The challenge was considerable: How best to link five generations of buildings dating back almost 90 years at The Heard Museum of Native Cultures and Art, one of Arizona’s most renowned institutions? The solution to the compartmentalized layout was a crosswalk linking the two second-story floors. The Nina Mason Pulliam Charitable Trust Crosswalk now connects the East Gallery Boarding School exhibit and the central Grand Staircase.
Architect Dan Clevenger with DLR Group | Westlake Reed Leskosky designed the project. Improving the buildings’ flow will enhance the museum’s 120,000 annual visitor’s experience at the Heard Museum. Okland Construction in Tempe was the contractor on the project.
The construction project also renovated and combined the two east galleries to create more than 7,000 square feet of changing exhibition space. The new space, called the Virginia G. Piper Charitable Trust Grand Gallery, will include state of the art museum climate controls, digital communication platforms for interactive exhibit technologies, and 18-foot ceilings with expandable and efficient gallery lighting. The larger space will be able to accommodate national touring exhibitions.

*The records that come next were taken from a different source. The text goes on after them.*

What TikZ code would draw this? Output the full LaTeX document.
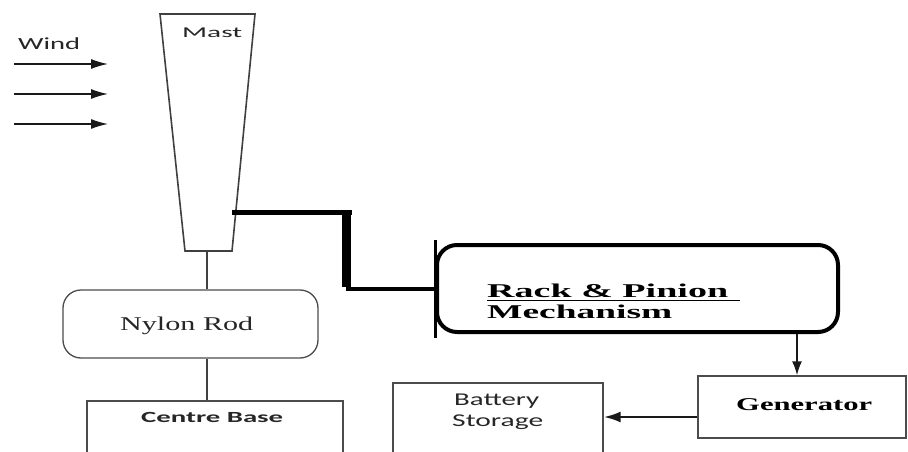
\documentclass[tikz,border=0pt]{standalone}
\usepackage{graphicx}
\usepackage{fontspec}
\setmainfont{Liberation Serif}
\newfontfamily\calibri{Carlito}
\usetikzlibrary{arrows.meta}
\newcommand{\stretchtxt}[2]{\resizebox{#1}{\height}{#2}}
\tikzset{
  conn/.style={draw=black!75, line width=1.3pt},
  arrowline/.style={draw=black!90},
  boxline/.style={draw=black!70, line width=1.3pt, inner sep=0pt},
  rbox/.style={boxline, rounded corners=18pt},
  txt/.style={inner sep=0pt, anchor=base west, text=black!85},
}
\begin{document}
\begin{tikzpicture}[x=1pt,y=-1pt]
\path[use as bounding box, clip] (0,0) rectangle (908,452);
\fill[white] (0,0) rectangle (908,452);
% Wind
\node[txt] (windtxt) at (18,50) {\calibri\fontsize{17}{17}\selectfont\stretchtxt{62pt}{Wind}};
\coordinate (w1a) at (14,64);  \coordinate (w1b) at (108,64);
\coordinate (w2a) at (14,94);  \coordinate (w2b) at (108,94);
\coordinate (w3a) at (14,124); \coordinate (w3b) at (108,124);
\foreach \i in {1,2,3} \draw[arrowline, line width=1.4pt, -{Latex[length=17pt,width=10pt]}] (w\i a) -- (w\i b);
% Mast
\coordinate (mtl) at (160,14);
\coordinate (mtr) at (255,14);
\coordinate (mbr) at (232,251);
\coordinate (mbl) at (185,251);
\draw[conn, line width=1.6pt] (mtl) -- (mtr) -- (mbr) -- (mbl) -- cycle;
\node[txt] (masttxt) at (182,38) {\calibri\fontsize{15}{15}\selectfont\stretchtxt{60pt}{Mast}};
\coordinate (mb) at (207,251);
\coordinate (mr) at (232,212);
% Nylon rod
\node[rbox, minimum width=255pt, minimum height=68pt] (nylon) at (190.5,324) {};
\node[txt] (nylontxt) at (120,330) {\fontsize{19.5}{19.5}\selectfont\stretchtxt{133pt}{Nylon Rod}};
% Centre base
\node[boxline, minimum width=256pt, minimum height=90pt] (base) at (215,446) {};
\node[txt] (basetxt) at (141,422) {\calibri\bfseries\fontsize{15.5}{15.5}\selectfont\stretchtxt{142pt}{Centre Base}};
\draw[conn] (mb) -- (mb |- nylon.north);
\draw[conn] (mb |- nylon.south) -- (mb |- base.north);
% Rack & pinion
\node[draw=black, line width=4pt, rounded corners=20pt, inner sep=0pt,
      minimum width=401pt, minimum height=87pt] (rack) at (637.5,288.5) {};
\draw[black, line width=3pt] ([yshift=-49pt]rack.west) -- ([yshift=49pt]rack.west);
\node[txt, text=black] (rack1) at (487,297) {\bfseries\fontsize{19.5}{19.5}\selectfont\stretchtxt{241pt}{Rack \& Pinion}};
\node[txt, text=black] (rack2) at (487,318) {\bfseries\fontsize{19.5}{19.5}\selectfont\stretchtxt{185pt}{Mechanism}};
\draw[black, line width=1.6pt] (rack1.base west) ++(0,3.5) -- ++(253,0);
% thick linkage
\coordinate (k1) at (346,212);
\coordinate (k2) at (346,288.5);
\draw[black, line width=5pt] (mr) -- ([xshift=6pt]k1);
\draw[black, line width=9pt] ([yshift=-2.5pt]k1) -- ([yshift=2pt]k2);
\draw[black, line width=4pt] (k2) -- (rack.west);
% Generator
\node[boxline, minimum width=208pt, minimum height=62pt] (gen) at (802,407) {};
\node[txt, text=black] (gentxt) at (736,410) {\bfseries\fontsize{18}{18}\selectfont\stretchtxt{136pt}{Generator}};
\draw[arrowline, line width=1.8pt, -{Latex[length=14pt,width=10pt]}] (rack.south -| gen.north) ++(-5,0) coordinate (ra) -- (ra |- gen.north);
% Battery
\node[boxline, minimum width=210pt, minimum height=90pt] (bat) at (498,428) {};
\node[txt] (battxt1) at (454,405) {\calibri\fontsize{18}{18}\selectfont\stretchtxt{85pt}{Battery}};
\node[txt] (battxt2) at (452,426) {\calibri\fontsize{18}{18}\selectfont\stretchtxt{91pt}{Storage}};
\draw[arrowline, line width=2.6pt, -{Latex[length=17pt,width=11pt]}] (gen.west |- 0,417) -- (bat.east |- 0,417);
\end{tikzpicture}
\end{document}
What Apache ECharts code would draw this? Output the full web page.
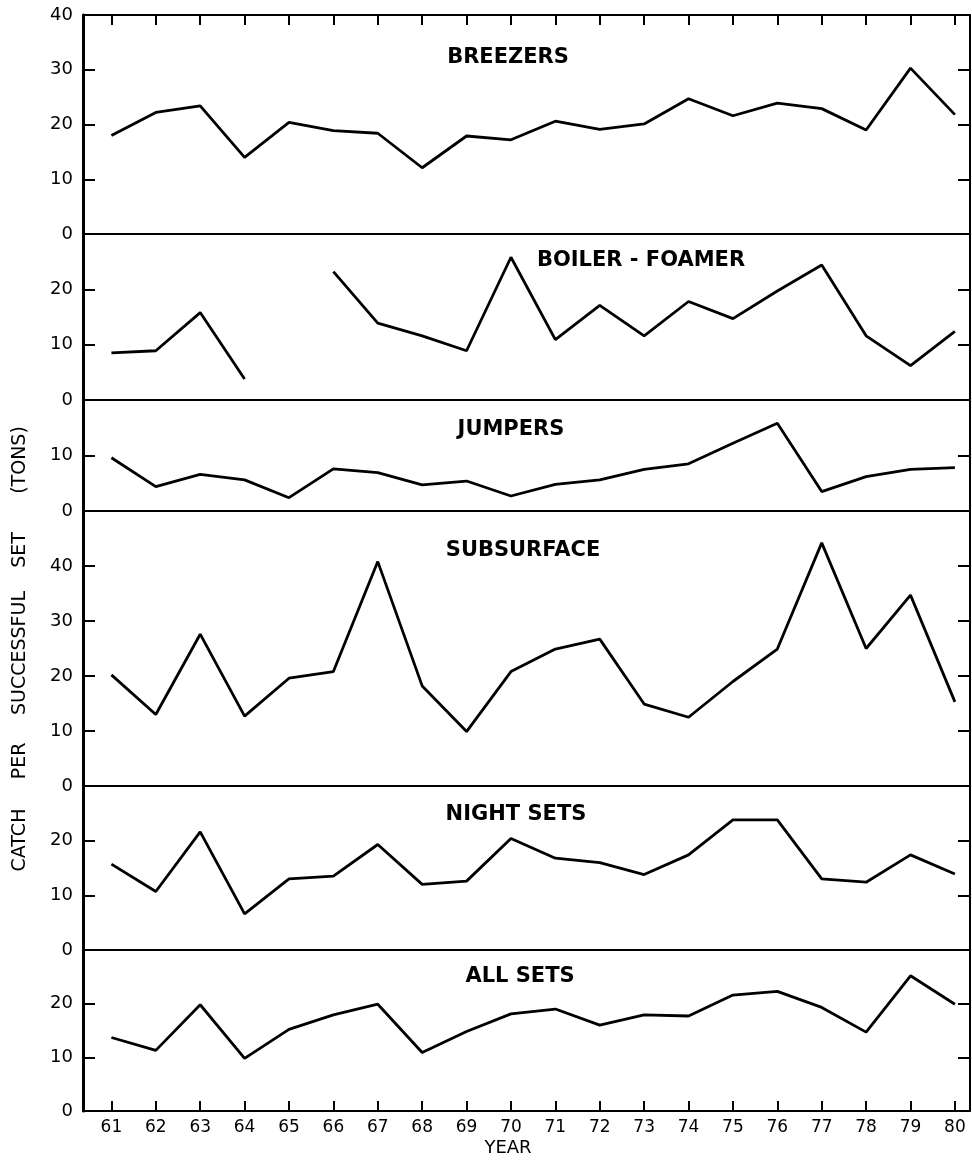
<!DOCTYPE html>
<html><head><meta charset="utf-8">
<script src="https://cdn.jsdelivr.net/npm/echarts@6/dist/echarts.min.js"></script>
<style>html,body{margin:0;padding:0;background:#fff}#c{width:972px;height:1160px}</style>
</head><body><div id="c"></div>
<script>
// ---- data ----
const years = [61,62,63,64,65,66,67,68,69,70,71,72,73,74,75,76,77,78,79,80];
const breezers     = [18.0,22.2,23.4,14.0,20.4,18.9,18.4,12.1,17.9,17.2,20.6,19.1,20.1,24.7,21.6,23.9,22.9,19.0,30.3,21.8];
const boilerFoamer = [8.5,8.9,15.8,3.8,null,23.2,13.9,11.6,8.9,25.8,10.9,17.1,11.6,17.8,14.7,19.7,24.4,11.6,6.2,12.4];
const jumpers      = [9.6,4.4,6.6,5.6,2.4,7.6,6.9,4.7,5.4,2.7,4.8,5.6,7.5,8.5,12.2,15.8,3.5,6.2,7.5,7.8];
const subsurface   = [20.2,13.0,27.6,12.7,19.6,20.8,40.8,18.2,9.9,20.8,24.9,26.7,14.9,12.5,19.0,24.9,44.2,25.0,34.7,15.3];
const nightSets    = [15.7,10.7,21.6,6.6,13.0,13.5,19.3,12.0,12.6,20.4,16.8,16.0,13.8,17.4,23.8,23.8,13.0,12.4,17.4,13.9];
const allSets      = [13.7,11.3,19.8,9.8,15.2,17.9,19.9,10.9,14.8,18.1,19.0,16.0,17.9,17.7,21.6,22.3,19.3,14.7,25.2,19.9];
const panelTitles  = ['BREEZERS','BOILER - FOAMER','JUMPERS','SUBSURFACE','NIGHT SETS','ALL SETS'];
const panelMax     = [40,30,20,50,30,30];
const yTitleWords  = ['CATCH','PER','SUCCESSFUL','SET','(TONS)'];
const xTitle = 'YEAR';

// ---- layout ----
const FONT = '"DejaVu Sans", sans-serif';
const seriesData = [breezers, boilerFoamer, jumpers, subsurface, nightSets, allSets];
const panelTop = [15,234,400,511,786,950];
const panelH   = [219,166,111,275,164,161];
const titlePos = [[508,58],[641,261],[511,430],[523,551],[516,815],[520,977]];
const yWordPos = [840,761,653,550,460];
const X_MIN = 60.36, X_MAX = 80.34;
const N = 6;

const grid = [], xAxis = [], yAxis = [], series = [], graphic = [];
for (let i = 0; i < N; i++) {
  grid.push({left:83, right:2, top:panelTop[i], height:panelH[i], containLabel:false});
  const last = i === N-1;
  xAxis.push({
    gridIndex:i, type:'value', min:X_MIN, max:X_MAX, position:'bottom',
    axisLine:{show:true, onZero:false, lineStyle:{color:'#000', width:2}},
    axisTick:{show:last, inside:true, length:10, customValues:years, lineStyle:{color:'#000', width:2}},
    axisLabel:{show:last, customValues:years, margin:8, fontSize:17, color:'#000', fontFamily:FONT},
    splitLine:{show:false}
  });
}
// top border with ticks
xAxis.push({
  gridIndex:0, type:'value', min:X_MIN, max:X_MAX, position:'top',
  axisLine:{show:true, onZero:false, lineStyle:{color:'#000', width:2}},
  axisTick:{show:true, inside:true, length:10, customValues:years, lineStyle:{color:'#000', width:2}},
  axisLabel:{show:false}, splitLine:{show:false}
});
for (let i = 0; i < N; i++) {
  yAxis.push({
    gridIndex:i, type:'value', min:0, max:panelMax[i], interval:10, position:'left',
    axisLine:{show:true, onZero:false, lineStyle:{color:'#000', width:3}},
    axisTick:{show:true, inside:true, length:12, lineStyle:{color:'#000', width:2}},
    axisLabel:{show:true, showMaxLabel:i===0, showMinLabel:true, margin:10, fontSize:18, color:'#000', fontFamily:FONT},
    splitLine:{show:false}
  });
}
for (let i = 0; i < N; i++) {
  yAxis.push({
    gridIndex:i, type:'value', min:0, max:panelMax[i], interval:10, position:'right',
    axisLine:{show:true, onZero:false, lineStyle:{color:'#000', width:2}},
    axisTick:{show:true, inside:true, length:12, lineStyle:{color:'#000', width:2}},
    axisLabel:{show:false}, splitLine:{show:false}
  });
}
for (let i = 0; i < N; i++) {
  series.push({
    type:'line', name:panelTitles[i], xAxisIndex:i, yAxisIndex:i,
    data: years.map((y,j)=>[y, seriesData[i][j]]),
    symbol:'none', connectNulls:false, silent:true,
    lineStyle:{color:'#000', width:2.8}
  });
  graphic.push({type:'text', x:titlePos[i][0], y:titlePos[i][1], silent:true,
    style:{text:panelTitles[i], font:'bold 21px '+FONT, fill:'#000', textAlign:'center', textVerticalAlign:'middle'}});
}
yTitleWords.forEach((w,k)=>{
  graphic.push({type:'text', x:20, y:yWordPos[k], rotation:Math.PI/2, silent:true,
    style:{text:w, x:0, y:0, font:'19px '+FONT, fill:'#000', textAlign:'center', textVerticalAlign:'middle'}});
});
graphic.push({type:'text', x:508, y:1148, silent:true,
  style:{text:xTitle, font:'18px '+FONT, fill:'#000', textAlign:'center', textVerticalAlign:'middle'}});

const chart = echarts.init(document.getElementById('c'), null, {renderer:'canvas'});
chart.setOption({
  backgroundColor:'#fff', animation:false,
  textStyle:{fontFamily:FONT},
  grid, xAxis, yAxis, series, graphic
});
</script></body></html>
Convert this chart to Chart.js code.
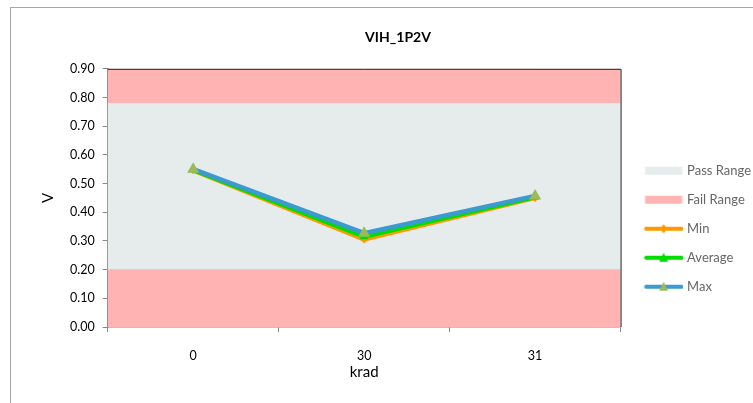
<!DOCTYPE html>
<html>
<head>
<meta charset="utf-8">
<script src="https://cdn.jsdelivr.net/npm/chart.js@4"></script>
<style>
  body { margin: 0; background: #fff; }
  #wrap { position: relative; width: 753px; height: 403px; overflow: hidden; }
  #frame { position: absolute; left: 10px; top: 7px; width: 800px; height: 450px; border: 1px solid #a6a6a6; box-sizing: border-box; }
  #c { position: absolute; left: 0; top: 0; }
</style>
</head>
<body>
<div id="wrap">
  <div id="frame"></div>
  <canvas id="c" width="753" height="403"></canvas>
</div>
<script>
const categories = ['0', '30', '31'];
const minVals = [0.546, 0.305, 0.450];
const avgVals = [0.548, 0.315, 0.453];
const maxVals = [0.550, 0.327, 0.457];
const failLow = 0.20;
const passHigh = 0.78;
const axisMax = 0.90;
const yTicks = [0, 0.1, 0.2, 0.3, 0.4, 0.5, 0.6, 0.7, 0.8, 0.9];

const passColor = '#e6ecec';
const failColor = '#ffb3b3';

function bandRow(v) { return categories.map(() => v); }

// legend swatch, drawn a bit right of centre so it lines up with the text like excel does
function legendIcon(kind, color, marker) {
  const cv = document.createElement('canvas');
  cv.width = 48; cv.height = 12;
  const g = cv.getContext('2d');
  const x0 = 10.5, x1 = 47.5, mid = (x0 + x1) / 2;
  if (kind === 'box') {
    g.fillStyle = color;
    g.fillRect(x0, 2, x1 - x0, 8);
  } else {
    g.strokeStyle = color;
    g.lineWidth = 4;
    g.lineCap = 'round';
    g.beginPath(); g.moveTo(x0 + 1, 6); g.lineTo(x1 - 1, 6); g.stroke();
    g.fillStyle = marker;
    g.beginPath();
    if (kind === 'diamond') {
      g.moveTo(mid, 1.5); g.lineTo(mid + 4, 6); g.lineTo(mid, 10.5); g.lineTo(mid - 4, 6);
    } else {
      g.moveTo(mid, 1); g.lineTo(mid + 4.5, 10); g.lineTo(mid - 4.5, 10);
    }
    g.closePath(); g.fill();
  }
  return cv;
}

const legendItems = [
  { text: 'Pass Range', icon: legendIcon('box', passColor) },
  { text: 'Fail Range', icon: legendIcon('box', failColor) },
  { text: 'Min', icon: legendIcon('diamond', '#ff9900', '#ff9900') },
  { text: 'Average', icon: legendIcon('tri', '#00dd00', '#00dd00') },
  { text: 'Max', icon: legendIcon('tri', '#3b9ad0', '#9bbb59') }
];

const plotBorder = {
  id: 'plotBorder',
  afterDraw(chart) {
    const a = chart.chartArea, ctx = chart.ctx;
    ctx.save();
    ctx.strokeStyle = '#222';
    ctx.lineWidth = 1;
    ctx.beginPath();
    ctx.moveTo(a.left, a.top + 0.5); ctx.lineTo(a.right + 0.5, a.top + 0.5); ctx.lineTo(a.right + 0.5, a.bottom);
    ctx.stroke();
    ctx.restore();
  }
};

const lineBase = { type: 'line', yAxisID: 'y', borderWidth: 4.5, pointRadius: 5, pointBorderWidth: 0 };
const bandBase = { type: 'bar', yAxisID: 'y2', order: 10, barPercentage: 1, categoryPercentage: 1 };
const tickFont = { family: 'Lato', size: 12.5 };

new Chart(document.getElementById('c'), {
  data: {
    labels: categories,
    datasets: [
      Object.assign({}, bandBase, { label: 'Fail Range', data: bandRow(failLow), backgroundColor: failColor }),
      Object.assign({}, bandBase, { label: 'Pass Range', data: bandRow(passHigh - failLow), backgroundColor: passColor }),
      Object.assign({}, bandBase, { label: 'Fail Range', data: bandRow(axisMax - passHigh), backgroundColor: failColor }),
      Object.assign({}, lineBase, { label: 'Min', data: minVals, borderColor: '#ff9900', backgroundColor: '#ff9900', pointStyle: 'rectRot', pointRadius: 4, order: 3 }),
      Object.assign({}, lineBase, { label: 'Average', data: avgVals, borderColor: '#00dd00', backgroundColor: '#00dd00', pointStyle: 'triangle', order: 2 }),
      Object.assign({}, lineBase, { label: 'Max', data: maxVals, borderColor: '#3b9ad0', backgroundColor: '#9bbb59', pointStyle: 'triangle', pointRadius: 7, order: 1 })
    ]
  },
  options: {
    responsive: false,
    animation: false,
    layout: { padding: { left: 35, right: -8, top: 14, bottom: 18 } },
    plugins: {
      title: { display: true, text: 'VIH_1P2V', color: '#000', font: { family: 'Lato', size: 14, weight: 'bold' }, padding: { top: 15, bottom: 23 } },
      tooltip: { enabled: false },
      legend: {
        position: 'right',
        title: { display: true, text: ' ', font: { size: 12 }, padding: { top: 0, bottom: 44 } },
        labels: {
          usePointStyle: true,
          pointStyleWidth: 44,
          padding: 16,
          color: '#000',
          font: { family: 'Lato', size: 13 },
          generateLabels: () => legendItems.map((it, i) => ({ text: it.text, pointStyle: it.icon, datasetIndex: i, hidden: false, lineWidth: 0 }))
        }
      }
    },
    scales: {
      x: {
        stacked: true,
        offset: true,
        grid: { offset: true, drawOnChartArea: false, color: '#888', tickLength: 5 },
        border: { color: '#888', width: 1.5 },
        ticks: { color: '#000', font: tickFont, padding: 16 },
        title: { display: true, text: 'krad', color: '#000', font: { family: 'Lato', size: 15 }, padding: { top: -16 } }
      },
      y: {
        min: 0, max: axisMax,
        afterBuildTicks: s => { s.ticks = yTicks.map(v => ({ value: v })); },
        grid: { drawOnChartArea: false, color: '#888', tickLength: 5 },
        border: { color: '#888', width: 1.5 },
        ticks: { color: '#000', font: tickFont, padding: 8, callback: v => v.toFixed(2) },
        title: { display: true, text: 'V', color: '#000', font: { family: 'Lato', size: 15 }, padding: { bottom: 5 } }
      },
      y2: { display: false, stacked: true, min: 0, max: axisMax }
    }
  },
  plugins: [plotBorder]
});
</script>
</body>
</html>
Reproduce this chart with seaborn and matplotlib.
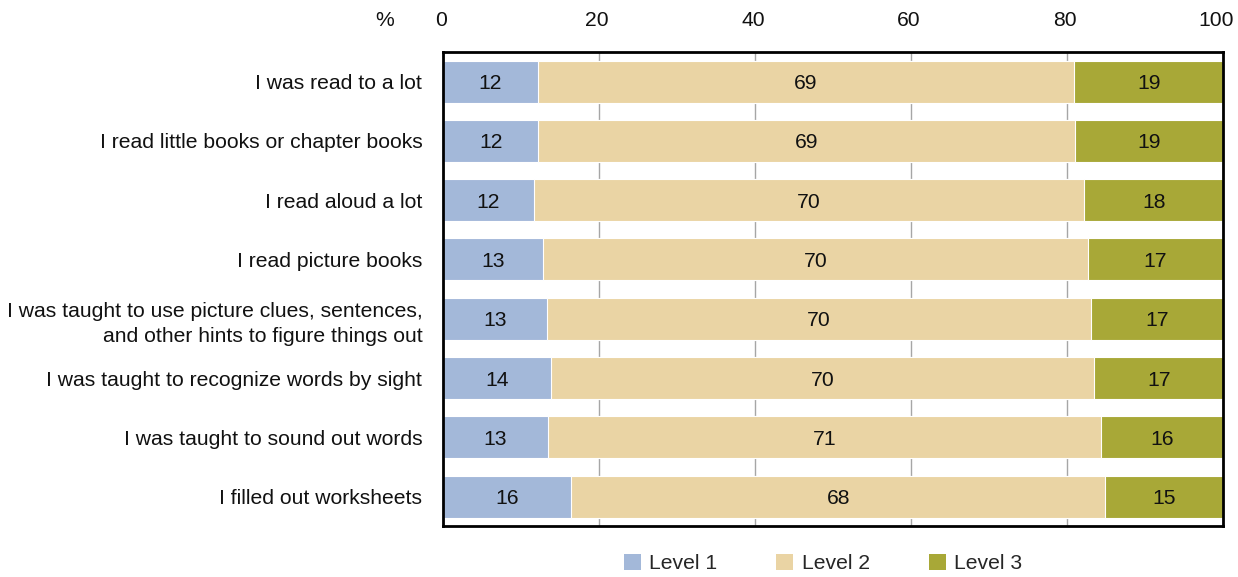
import numpy as np
import pandas as pd
import matplotlib
matplotlib.use("Agg")
import matplotlib.pyplot as plt
import matplotlib.transforms as mtransforms
import seaborn as sns
from matplotlib.patches import Patch

categories = [
    "I was read to a lot",
    "I read little books or chapter books",
    "I read aloud a lot",
    "I read picture books",
    "I was taught to use picture clues, sentences,\nand other hints to figure things out",
    "I was taught to recognize words by sight",
    "I was taught to sound out words",
    "I filled out worksheets",
]
level1 = [12.1, 12.2, 11.6, 12.8, 13.3, 13.8, 13.4, 16.4]
level2 = [68.8, 68.8, 70.6, 69.9, 69.7, 69.7, 70.9, 68.5]
level3 = [19.1, 19.0, 17.8, 17.3, 17.0, 16.5, 15.7, 15.1]
labels1 = [12, 12, 12, 13, 13, 14, 13, 16]
labels2 = [69, 69, 70, 70, 70, 70, 71, 68]
labels3 = [19, 19, 18, 17, 17, 17, 16, 15]
series = ["Level 1", "Level 2", "Level 3"]
colors = ["#A3B8D9", "#EAD4A4", "#A8A837"]
xticks = [0, 20, 40, 60, 80, 100]

sns.set_theme(style="white")
plt.rcParams["font.family"] = ["Liberation Sans", "DejaVu Sans"]

FS = 15.2

df = pd.DataFrame({"cat": categories, "l1": level1, "l2": level2, "l3": level3})
df["c1"] = df["l1"]
df["c2"] = df["l1"] + df["l2"]
df["c3"] = df["c2"] + df["l3"]

fig = plt.figure(figsize=(12.38, 5.77), dpi=100)
ax = fig.add_axes([0.358, 0.088, 0.630, 0.822])

for col, color, name in zip(["c3", "c2", "c1"], colors[::-1], series[::-1]):
    sns.barplot(data=df, x=col, y="cat", orient="h", color=color, ax=ax,
                width=0.71, edgecolor="white", linewidth=0.8, label=name,
                saturation=1, zorder=2)

for i in range(len(categories)):
    mids = [df["c1"][i] / 2, df["c1"][i] + df["l2"][i] / 2, df["c2"][i] + df["l3"][i] / 2]
    for m, lab in zip(mids, [labels1[i], labels2[i], labels3[i]]):
        ax.text(m, i, str(lab), ha="center", va="center_baseline", fontsize=FS,
                color="#111111", zorder=3)

ax.set_xlim(0, 100)
ax.set_ylim(7.5, -0.5)
ax.set_xticks(xticks)
ax.xaxis.tick_top()
ax.tick_params(axis="x", length=0, labelsize=FS, pad=16, colors="#111111")
ax.tick_params(axis="y", length=0, labelsize=FS, pad=15, colors="#111111")
for lab in ax.get_yticklabels():
    lab.set_multialignment("right")
    lab.set_linespacing(1.45)
# nudge x tick labels slightly left (as in the reference), last one a bit more
xlabs = ax.get_xticklabels()
for j, lab in enumerate(xlabs):
    dx = -7 if j == len(xlabs) - 1 else -2
    lab.set_transform(lab.get_transform() + mtransforms.ScaledTranslation(dx / 100, 0, fig.dpi_scale_trans))
ax.set_xlabel("")
ax.set_ylabel("")
ax.grid(axis="x", color="#A6A6A6", linewidth=1, zorder=0)
ax.grid(axis="y", visible=False)
ax.set_axisbelow(True)
for s in ax.spines.values():
    s.set_visible(True)
    s.set_color("black")
    s.set_linewidth(2)

fig.text(0.311, 0.965, "%", fontsize=FS, ha="center", va="center", color="#111111")

leg_handles = [Patch(facecolor=c, edgecolor="none") for c in colors]
ax.legend(leg_handles, series, loc="center", bbox_to_anchor=(0.487, -0.078), ncol=3,
          frameon=False, fontsize=FS, handlelength=0.8, handleheight=0.8,
          handletextpad=0.4, columnspacing=2.8)

fig.savefig("out.png", dpi=100)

One of these is the new exhibition, Frida Kahlo and Diego Rivera, which runs through August. “This is the only North American stop on a limited world tour for this exhibit, so it's a pretty big deal for the Heard,” says Jessica Pate of OHPARTNERS. “It helps that they have this brand new gallery to showcase such iconic artists. “
Dwight B. and Maie Bartlett Heard founded the museum to house their personal Native American art collection, much of which came from the La Ciudad ruin located at 19th and Polk streets in Phoenix. Famed local architect Bennie Gonzales designed portions of the museum.